JEFF the Brotherhood
“We’re more proud of this record than any record we’ve made before,” enthuses singer/guitarist Jake Orrall about Wasted On The Dream, the righteous new album from Nashville rockers JEFF The Brotherhood. “It’s the most time we’ve ever spent writing songs, the most time we’ve ever spent in the studio, and it’s definitely the most fully realized JEFF The Brotherhood record we’ve ever made.” “Jake and I wanted to make a really fun rock album that could reach a lot of different people,” adds drummer Jamin Orrall. “And we’ve succeeded”

Wasted On The Dream is the record the Orrall brothers been building up to since they first formed JEFF The Brotherhood in 2001. It’s a van-rocking, bong-rattling slab that authentically captures their fiery mixture of 70s hard rock, 80s punk, 90’s grunge and indelible pop melodies. “People like to lump us in with the garage thing, because there aren’t any other heavy rock bands that are playing the circuit that we’re playing,” says Jake. “But we’re not interested in playing three-chord punk or blues songs; we play hard rock, and we’re all about the pop hook. Bands like Foo Fighters, Weezer and Queens of the Stone Age — that’s who we aspire to be”

Co-produced by JEFF The Brotherhood with Joe Chiccarelli (The Strokes, Poco, My Morning Jacket, Beck), tracks like “Voyage Into Dreams,” “Melting Place” and “Karaoke, TN” are loaded with muscular guitars, pounding drums, sky-punching riffs and effortlessly catchy choruses. “We envisioned something similar to a lot of the rock records that came out in the Nineties,” explains Jamin, “back when rock records were still really big, and bands like Smashing Pumpkins and Nirvana were playing arenas.”

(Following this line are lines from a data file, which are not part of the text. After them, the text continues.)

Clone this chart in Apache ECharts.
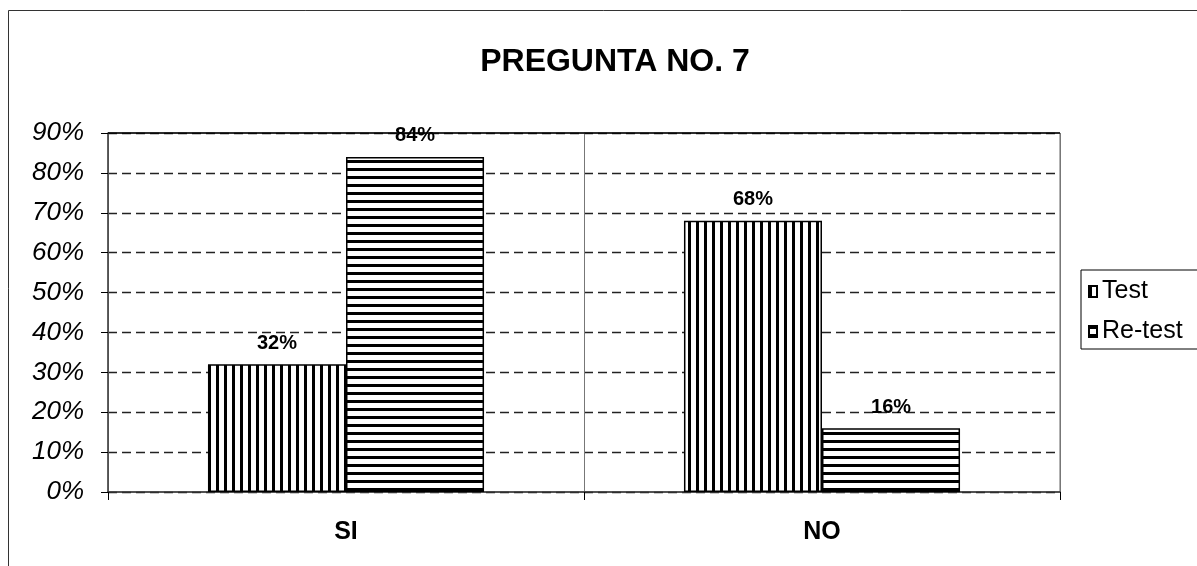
<!DOCTYPE html>
<html>
<head>
<meta charset="utf-8">
<script src="https://cdn.jsdelivr.net/npm/echarts@6/dist/echarts.min.js"></script>
<style>
  html, body { margin: 0; padding: 0; background: #fff; }
  #chart { width: 1197px; height: 566px; }
</style>
</head>
<body>
<div id="chart"></div>
<script>
// datos del gráfico
const categories = ['SI', 'NO']
const seriesNames = ['Test', 'Re-test']
const testValues = [32, 68]
const retestValues = [84, 16]

// patrón de rayas (vertical u horizontal)
const makeStripes = (vertical) => {
  const c = document.createElement('canvas')
  c.width = 8
  c.height = 8
  const ctx = c.getContext('2d')
  ctx.fillStyle = '#fff'
  ctx.fillRect(0, 0, 8, 8)
  ctx.fillStyle = '#000'
  if (vertical) {
    ctx.fillRect(0, 0, 3, 8)
  } else {
    ctx.fillRect(0, 0, 8, 3)
  }
  return { image: c, repeat: 'repeat' }
}

const font = '"Liberation Sans", Arial, sans-serif'

const chart = echarts.init(document.getElementById('chart'))
chart.setOption({
  animation: false,
  backgroundColor: '#fff',
  textStyle: { fontFamily: font },
  title: {
    text: 'PREGUNTA NO. 7',
    left: 610,
    top: 41,
    textAlign: 'center',
    textStyle: { fontSize: 32, fontWeight: 'bold', color: '#000', fontFamily: font }
  },
  graphic: [
    {
      type: 'rect',
      shape: { x: 8.5, y: 10.5, width: 1200, height: 600 },
      style: { fill: 'none', stroke: '#333', lineWidth: 1 },
      silent: true
    }
  ],
  legend: {
    orient: 'vertical',
    left: 1081,
    top: 270,
    padding: [9, 20, 5, 7],
    itemGap: 15,
    itemWidth: 8,
    itemHeight: 11,
    icon: 'rect',
    borderColor: '#000',
    borderWidth: 1,
    textStyle: { fontSize: 25, color: '#000', fontFamily: font },
    data: seriesNames
  },
  grid: {
    left: 108,
    right: 137,
    top: 133,
    bottom: 74,
    show: true,
    borderColor: '#666',
    borderWidth: 1
  },
  xAxis: {
    type: 'category',
    data: categories,
    axisLine: { lineStyle: { color: '#333', width: 1.5 } },
    axisTick: { show: true, length: 8, lineStyle: { color: '#000' } },
    splitLine: { show: true, lineStyle: { color: '#777', width: 1 } },
    axisLabel: { fontSize: 25, fontWeight: 'bold', color: '#000', margin: 28, fontFamily: font }
  },
  yAxis: {
    type: 'value',
    min: 0,
    max: 90,
    interval: 10,
    axisLine: { show: true, lineStyle: { color: '#444', width: 1.5 } },
    axisTick: { show: true, length: 7, lineStyle: { color: '#000' } },
    splitLine: { show: true, lineStyle: { color: '#222', type: [9, 5], width: 1.3 } },
    axisLabel: {
      formatter: '{value}%',
      fontSize: 26,
      fontStyle: 'italic',
      color: '#000',
      margin: 24,
      fontFamily: font
    }
  },
  series: [
    {
      name: seriesNames[0],
      type: 'bar',
      data: testValues,
      barGap: '0%',
      barCategoryGap: '42%',
      itemStyle: { color: makeStripes(true), borderColor: '#000', borderWidth: 1.5 },
      label: {
        show: true,
        position: 'top',
        formatter: '{c}%',
        fontSize: 20,
        fontWeight: 'bold',
        color: '#000',
        distance: 11
      },
      markLine: {
        silent: true,
        symbol: 'none',
        label: { show: false },
        lineStyle: { color: '#000', type: 'solid', width: 1.5 },
        data: [{ yAxis: 90 }]
      }
    },
    {
      name: seriesNames[1],
      type: 'bar',
      data: retestValues,
      barGap: '0%',
      barCategoryGap: '42%',
      itemStyle: { color: makeStripes(false), borderColor: '#000', borderWidth: 1.5 },
      label: {
        show: true,
        position: 'top',
        formatter: '{c}%',
        fontSize: 20,
        fontWeight: 'bold',
        color: '#000',
        distance: 11
      }
    }
  ]
})
</script>
</body>
</html>
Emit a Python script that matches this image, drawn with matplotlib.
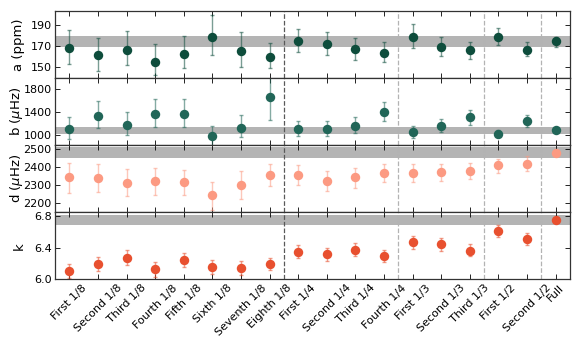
import matplotlib
matplotlib.use("Agg")
import matplotlib.pyplot as plt
import numpy as np

labels = ["First 1/8", "Second 1/8", "Third 1/8", "Fourth 1/8", "Fifth 1/8", "Sixth 1/8",
          "Seventh 1/8", "Eighth 1/8", "First 1/4", "Second 1/4", "Third 1/4", "Fourth 1/4",
          "First 1/3", "Second 1/3", "Third 1/3", "First 1/2", "Second 1/2", "Full"]

a_val = [169, 161.7, 167, 155, 163, 179, 166, 160.4, 174.8, 172.6, 168, 164.2, 178.6, 169.4, 166.5, 179.3, 166.8, 174.8]
a_hi = [186, 178, 185, 172.5, 180, 199.8, 183.8, 173, 186.4, 184.2, 178.5, 174.4, 191.6, 178.6, 174.6, 187.5, 174.4, 178.6]
a_lo = [153, 147, 152, 142.5, 149, 162, 150.4, 149.4, 164.6, 162, 157.4, 155, 169, 160.8, 158, 171.3, 160.8, 169.7]

b_val = [1110, 1338, 1187, 1367, 1367, 988, 1135, 1665, 1110, 1110, 1163, 1408, 1052, 1170, 1310, 1030, 1250, 1088]
b_hi = [1315, 1600, 1408, 1635, 1635, 1170, 1345, 2050, 1240, 1257, 1315, 1583, 1163, 1292, 1432, 1088, 1355, 1113]
b_lo = [942, 1135, 1000, 1145, 1145, 810, 965, 1262, 995, 995, 1040, 1257, 953, 1065, 1187, 965, 1152, 1063]

d_val = [2344, 2342, 2315, 2326, 2317, 2244, 2302, 2357, 2355, 2324, 2344, 2370, 2370, 2374, 2380, 2411, 2420, 2482]
d_hi = [2424, 2417, 2389, 2398, 2387, 2320, 2382, 2417, 2411, 2380, 2396, 2417, 2417, 2420, 2424, 2448, 2461, 2495]
d_lo = [2259, 2263, 2239, 2246, 2244, 2161, 2224, 2298, 2300, 2268, 2287, 2320, 2320, 2324, 2335, 2370, 2380, 2469]

k_val = [6.104, 6.197, 6.273, 6.125, 6.243, 6.151, 6.142, 6.197, 6.344, 6.315, 6.375, 6.294, 6.467, 6.446, 6.362, 6.606, 6.514, 6.746]
k_hi = [6.197, 6.281, 6.366, 6.214, 6.337, 6.248, 6.235, 6.273, 6.433, 6.395, 6.458, 6.375, 6.547, 6.527, 6.442, 6.682, 6.59, 6.77]
k_lo = [6.02, 6.109, 6.185, 6.028, 6.154, 6.071, 6.053, 6.113, 6.264, 6.235, 6.298, 6.214, 6.382, 6.362, 6.29, 6.534, 6.438, 6.722]

bands = [(169.7, 180.3), (1030, 1145), (2454, 2514), (6.692, 6.809)]
ylabels = ["a (ppm)", r"b ($\mu$Hz)", r"d ($\mu$Hz)", "k"]
yticks = [[150, 170, 190], [1000, 1400, 1800], [2200, 2300, 2400, 2500], [6.0, 6.4, 6.8]]
ytlabels = [["150", "170", "190"], ["1000", "1400", "1800"], ["2200", "2300", "2400", "2500"], ["6.0", "6.4", "6.8"]]
ylims = [(140, 204), (830, 2000), (2150, 2525), (6.0, 6.85)]
colors = ["#0e4d3c", "#216658", "#fc9a82", "#e8502f"]
group_edges = [7.5, 11.5, 14.5, 16.5]

plt.rcParams["font.size"] = 8
fig, axes = plt.subplots(4, 1, sharex=True, figsize=(5.81, 3.49), dpi=100)
fig.subplots_adjust(left=0.095, right=0.981, top=0.969, bottom=0.2, hspace=0)

x = np.arange(len(labels))
series = [(a_val, a_hi, a_lo), (b_val, b_hi, b_lo), (d_val, d_hi, d_lo), (k_val, k_hi, k_lo)]
for i, ax in enumerate(axes):
    v, hi, lo = (np.array(s) for s in series[i])
    ax.axhspan(bands[i][0], bands[i][1], color="#b4b4b4", lw=0, zorder=0)
    for j, e in enumerate(group_edges):
        ax.axvline(e, color="0.35" if j == 0 else "0.7", ls="--", lw=0.9, zorder=1)
    ax.errorbar(x, v, yerr=[v - lo, hi - v], fmt="none", ecolor=colors[i], alpha=0.55,
                elinewidth=1.0, capsize=1.5, capthick=1.0, zorder=2)
    ax.plot(x, v, "o", color=colors[i], ms=6.8, mec="none", zorder=3)
    ax.set_ylim(*ylims[i])
    ax.set_yticks(yticks[i])
    ax.set_yticklabels(ytlabels[i])
    ax.set_ylabel(ylabels[i], fontsize=9.5)
    ax.yaxis.set_label_coords(-0.058, 0.5)
    ax.tick_params(direction="in", top=True, right=True, length=3.5, width=0.6, labelsize=8, pad=2.5)
    for s in ax.spines.values():
        s.set_linewidth(0.9)
        s.set_color("0.2")

axes[-1].set_xlim(-0.5, 17.5)
axes[-1].set_xticks(x)
axes[-1].set_xticklabels(labels, rotation=45, fontsize=8)

fig.savefig("out.png", dpi=100)
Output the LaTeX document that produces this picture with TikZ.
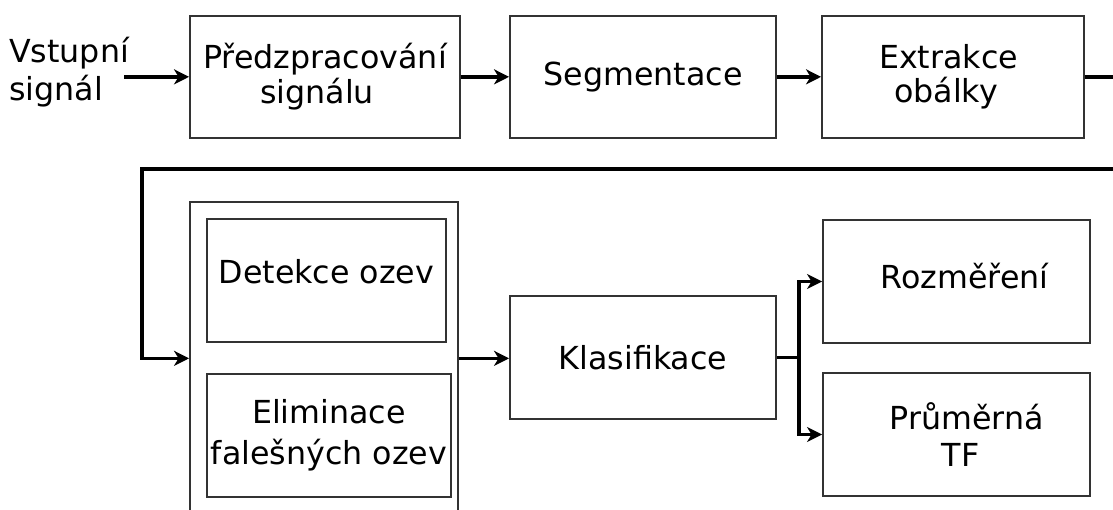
\documentclass[tikz,border=0pt]{standalone}
\usepackage{fontspec}
\setmainfont{DejaVu Sans}
\usetikzlibrary{arrows.meta}

% text size of all block labels, with the line spacing as second argument
\newcommand\blocktext[1]{\fontsize{31.7}{#1}\selectfont}

\begin{document}
\begin{tikzpicture}[x=1pt,y=-1pt,
  box/.style={draw=black!80, line width=1.9pt, minimum height=123pt,
              inner sep=0pt, align=center, font=\blocktext{35}},
  conn/.style={line width=3.6pt, -{Stealth[length=15pt,width=15pt,inset=4.5pt]}},
  wire/.style={line width=3.6pt}]

\clip (0,0) rectangle (1113,510);

% ---- first row: preprocessing chain ----
\node[anchor=west, inner sep=0pt, align=left, font=\blocktext{38}] (in) at (9,72)
  {Vstupní\\signál};
\node[box, minimum width=270pt, minimum height=122.3pt] (pre) at (325,76.85)
  {Předzpracování\\signálu\hspace*{16pt}};
\node[box, minimum width=266pt, minimum height=122.3pt] (seg) at (643,76.85)
  {Segmentace};
\node[box, minimum width=262pt, minimum height=122.3pt, font=\blocktext{34.5}] (extr) at (953,76.85)
  {Extrakce\hspace*{9pt}\\obálky\hspace*{14pt}};

% ---- second row: detection group, classification, outputs ----
\node[draw=black!80, line width=1.9pt, minimum width=268pt, minimum height=313.3pt,
      inner sep=0pt] (grp) at (324,358.35) {};
\node[box, minimum width=239pt, text depth=18pt] (det) at (326.5,280.5)
  {Detekce ozev};
\node[box, minimum width=244pt, font=\blocktext{41}] (elim) at (329,435.5)
  {Eliminace\\falešných ozev};
\node[box, minimum width=266pt] (klas) at (643,357.5) {Klasifikace};
\node[box, minimum width=267pt, text depth=11pt] (rozm) at (956.5,281.5)
  {\hspace*{16pt}Rozměření};
\node[box, minimum width=267pt, font=\blocktext{37}] (prum) at (956.5,434.5)
  {\hspace*{20pt}Průměrná\\\hspace*{8pt}TF};

% ---- connectors ----
\draw[conn] ([xshift=-5pt]in.east |- pre.west) -- (pre.west);
\draw[conn] (pre.east) -- (seg.west);
\draw[conn] (seg.east) -- (extr.west);
\draw[conn] (extr.east) -- (1125,76.85) -- (1125,169) -- (142,169) |- (grp.west);
\draw[conn] (grp.east) -- (grp.east -| klas.west);
\coordinate (split) at (799,357.5);
\draw[wire] (klas.east) -- (split);
\draw[conn] (split) |- (rozm.west);
\draw[conn] (split) |- (prum.west);
\end{tikzpicture}
\end{document}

While Jake’s three-string guitar and Jamin’s minimalist drum kit used to define the band’s sound, Wasted on the Dream is the first JEFF album to showcase their recent evolution into a fully realized rock outfit: Jake plays six-string guitar, Jamin plays a full kit, and Jack Lawrence (of Raconteurs and Dead Weather fame) plays bass on the entire album. Wasted On The Dream mirrors the awesome power of the bands live shows, which now feature a full-time touring guitarist and bassist in addition to the Orrall brothers. “We did the two-piece thing for twelve years and became really bored with it,” Jake laughs. “We thought, ‘we need to get some more people to play with us, because we’re about to kill each other!’ I’m sure we will perform some of the twopiece stuff again in the future, because the two of us are the band; we can always do that. But everyone who sees us now says we’re at our best and this is the best we’ve ever sounded, in this current incarnation.”

In addition to Lawrence, Wasted On The Dream features guest contributions from Bethany Cosentino of Best Coast, who sings on “In My Dreams,” plus Diarrhea Planet guitarists, Evan Bird and Emmett Miller (“They play this insane Scorpions-vibe shredder solo on ‘What’s a Creep,’” says Jake) — and, best of all, Ian Anderson of Jethro Tull, who delivers a truly Tull-riffic flute solo on “Black Cherry Pie”.

Wasted On The Dream also showcases the band’s sharpest songwriting to date, a development that Jake and Jamin partly chalk up to Chiccarelli’s sage guidance. “I wrote 35 songs for the record, and we wound up recording 11 of them,” says Jake. “We’d be working up a song in the studio, and Joe would be like, ‘Hey, do you have a bridge from another song that you’re not using that would go good in this song?’ I’d never even thought about doing something like that before, and it totally worked out! I learned so much from him about song structure, and about what resonates with people in terms of pop songs, melodies, production values, all of that.” “He made our sound much bigger,” adds Jamin. “He’s kind of a freak when it comes to drums; he’s very, very meticulous about drum sounds, and we spent a lot of time getting them just right.” Jake and Jamin have toured and recorded relentlessly ever since JEFF The Brotherhood began, releasing seven studio albums (including 2012’s Dan Auerbach-produced Hypnotic Nights), a live record and a large stack of singles and EPs, and building up a rabid cult following in the process. But with Wasted On The Dream, JEFF The Brotherhood have come up with a potent record that will tickle the fancy (and eardrums) of a much larger audience while still bringing their loyal fans along for a raucous ride.